Pocas ganas de reír tiene María, a menos que la risa la provoquen sus hijos, siempre tan dulces y graciosos. Pero, como dice la risueña doña Mariquita, envuelta en los vahos del pescadero como si se tratara de nardos: “Hay que tomar la vida con alegría”.
Y no escasean los buenos momentos en la isla Soledad. Sólo que los encierros de los hombres en el escritorio, y los conciliábulos comerciales entre los tripulantes de la goleta capturada y algunos colonos, y la mucha provisión de alcohol que va y viene, y las miradas huidizas, y la negra Julia que empeora… Las preocupadas manos que cargan sábanas limpias, infusiones malolientes, jarros de agua fresca, casi no suben comida, apenas un caldo muy gordo para hacerle beber con una lenta cuchara, que las más de las veces se queda a mitad de camino porque la enferma se va en flemas de sangre.
Gregoria le ha dicho que en su delirio, Julia llama a Félix, su padre, un negro cuyo cadáver arrastraron hasta un zanjón de los suburbios de Buenos Aires para que dieran cuenta de él los perros y cerdos sueltos; también invoca a su madre, que hoy sirve en muy buena familia pero que al llegar de África había sido marcada a fuego, igual que otros negros. Si Julia se ha salvado de la carimba, ¿por qué ahora ese hierro candente le parte el pecho en dos? El negro ladrillero con el que noviaba antes de la tos dice que hay que restituirle la energía que el diablo le está robando. Los dioses son atraídos con la demanda del parche, pero la manosanta ha asegurado que nada puede salvar a la negra Julia: y las cartas no se equivocan.

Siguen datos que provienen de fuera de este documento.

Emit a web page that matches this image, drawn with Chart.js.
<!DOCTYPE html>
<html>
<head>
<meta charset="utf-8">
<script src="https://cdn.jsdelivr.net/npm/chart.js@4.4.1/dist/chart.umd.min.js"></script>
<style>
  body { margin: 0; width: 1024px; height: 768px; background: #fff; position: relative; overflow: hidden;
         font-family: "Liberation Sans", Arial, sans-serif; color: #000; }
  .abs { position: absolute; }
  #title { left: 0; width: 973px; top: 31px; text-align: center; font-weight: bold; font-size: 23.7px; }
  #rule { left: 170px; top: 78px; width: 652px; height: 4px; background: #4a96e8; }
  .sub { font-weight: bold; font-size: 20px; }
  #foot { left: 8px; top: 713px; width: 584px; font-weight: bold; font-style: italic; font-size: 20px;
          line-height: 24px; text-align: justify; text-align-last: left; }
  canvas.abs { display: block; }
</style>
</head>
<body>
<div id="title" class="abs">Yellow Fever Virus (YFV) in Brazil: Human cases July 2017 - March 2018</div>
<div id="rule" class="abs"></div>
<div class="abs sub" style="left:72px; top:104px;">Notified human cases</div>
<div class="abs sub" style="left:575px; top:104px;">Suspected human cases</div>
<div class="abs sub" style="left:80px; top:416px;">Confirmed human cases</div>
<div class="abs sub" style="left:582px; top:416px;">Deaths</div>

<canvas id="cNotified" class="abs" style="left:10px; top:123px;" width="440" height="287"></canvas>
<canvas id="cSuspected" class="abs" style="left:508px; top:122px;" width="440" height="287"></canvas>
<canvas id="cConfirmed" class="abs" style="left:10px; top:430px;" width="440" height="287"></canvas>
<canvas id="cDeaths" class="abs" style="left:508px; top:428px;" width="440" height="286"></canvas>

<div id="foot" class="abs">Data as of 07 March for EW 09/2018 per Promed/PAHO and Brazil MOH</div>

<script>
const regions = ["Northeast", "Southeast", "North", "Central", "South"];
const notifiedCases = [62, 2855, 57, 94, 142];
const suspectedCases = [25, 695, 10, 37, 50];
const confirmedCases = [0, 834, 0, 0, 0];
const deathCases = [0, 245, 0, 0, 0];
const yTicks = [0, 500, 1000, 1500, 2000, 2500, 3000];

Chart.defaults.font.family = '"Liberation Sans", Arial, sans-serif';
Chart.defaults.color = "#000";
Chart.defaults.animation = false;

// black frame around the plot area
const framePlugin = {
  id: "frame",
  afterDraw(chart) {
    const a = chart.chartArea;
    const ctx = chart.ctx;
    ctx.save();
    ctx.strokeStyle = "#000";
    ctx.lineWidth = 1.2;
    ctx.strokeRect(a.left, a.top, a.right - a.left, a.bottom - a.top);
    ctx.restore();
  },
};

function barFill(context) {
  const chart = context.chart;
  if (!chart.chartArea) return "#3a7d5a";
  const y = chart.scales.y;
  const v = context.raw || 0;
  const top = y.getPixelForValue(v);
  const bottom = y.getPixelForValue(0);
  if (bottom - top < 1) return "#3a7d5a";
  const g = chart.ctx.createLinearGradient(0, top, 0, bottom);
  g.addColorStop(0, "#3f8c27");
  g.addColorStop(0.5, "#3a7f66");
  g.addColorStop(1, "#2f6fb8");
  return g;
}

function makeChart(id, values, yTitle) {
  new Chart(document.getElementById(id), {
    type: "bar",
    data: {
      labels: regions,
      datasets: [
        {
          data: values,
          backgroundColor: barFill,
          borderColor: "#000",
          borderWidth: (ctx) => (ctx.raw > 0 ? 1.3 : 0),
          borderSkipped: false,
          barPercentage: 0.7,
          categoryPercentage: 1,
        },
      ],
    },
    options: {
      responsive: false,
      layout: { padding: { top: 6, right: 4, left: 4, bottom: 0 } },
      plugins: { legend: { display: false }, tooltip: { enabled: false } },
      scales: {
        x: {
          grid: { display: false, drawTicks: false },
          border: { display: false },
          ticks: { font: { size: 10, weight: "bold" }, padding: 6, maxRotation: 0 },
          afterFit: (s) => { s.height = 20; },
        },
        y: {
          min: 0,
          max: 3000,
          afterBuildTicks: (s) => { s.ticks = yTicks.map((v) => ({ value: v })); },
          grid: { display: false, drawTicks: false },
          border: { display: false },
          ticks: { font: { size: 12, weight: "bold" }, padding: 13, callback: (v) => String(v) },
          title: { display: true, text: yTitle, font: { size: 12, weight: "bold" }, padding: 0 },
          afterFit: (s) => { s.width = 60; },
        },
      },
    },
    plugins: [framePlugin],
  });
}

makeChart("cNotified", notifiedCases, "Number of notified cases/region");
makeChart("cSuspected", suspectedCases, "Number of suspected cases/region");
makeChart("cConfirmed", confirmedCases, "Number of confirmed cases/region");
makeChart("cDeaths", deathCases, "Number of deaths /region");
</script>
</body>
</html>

No la curarán con brujerías, protestó el doctor Eustaquio, que trajo raspaduras de tronco de sauce para tisanas y un linimento calmante que se lo untan día y noche, remedio que tiene a las negras montando guardia alternada y durmiendo de pie en los rincones.
La vigilia nocturna se le ha pegado a María, que se arrima a Luis para oírlo respirar y contagiarse de esa rítmica tibieza. Desde que la muerte habita en los altos, hacen el amor con mayor frecuencia, y ella sale de la cama varias veces para tapar a Sofía, alimentar a Malvina, mirar si los grandes tienen un sueño tranquilo y si el fuego de la chimenea no se ha apagado. El ama, sólo una vez, sobresaltada, vio a su señora deambular por el cuarto y se disculpó, pensando que uno de los niños se había desvelado sin que se diese cuenta.

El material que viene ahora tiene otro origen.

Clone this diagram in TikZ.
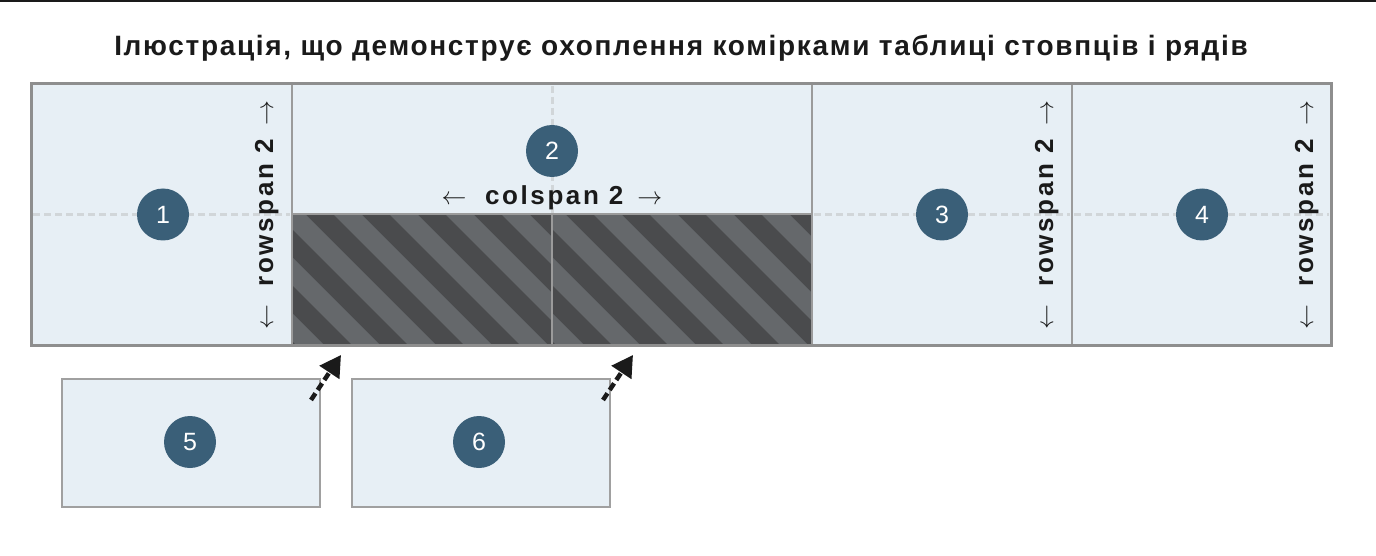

—Duerme, Elisa —le dijo, acariciándole el pelo. Y con ese ademán también acarició a una joven María que pronto iba a casarse con un mozo venido de Hamburgo.
El ama también está por convertirse en esposa; falta poco para que lleguen los muebles del continente, piensa. Y en la silenciosa mañana se abriga y sale para ver la Harriet, prisionera sin grilletes, que se balancea, indiferente, en el aire frío.
Esta vez agradece la cachetada de hielo. Huele a limpio afuera. Y la goleta norteamericana, si no fuese por su persistente bandera, sería igual que cualquier otra que llega para abastecerse.
—No creo que pase de hoy —dijo el médico ayer.
Pero los pasos presurosos en la escalera eran todavía los de la vida.
También el negro Gabino había dicho que el espíritu dañino no daba tregua y que en pocas horas la mataría.
Se está mejor en la playa, entonces. Los pájaros y el agua no dan cuenta de lo que sucede en la habitación de los altos ni hacen caso del barco intruso. Todo sigue igual. Todo.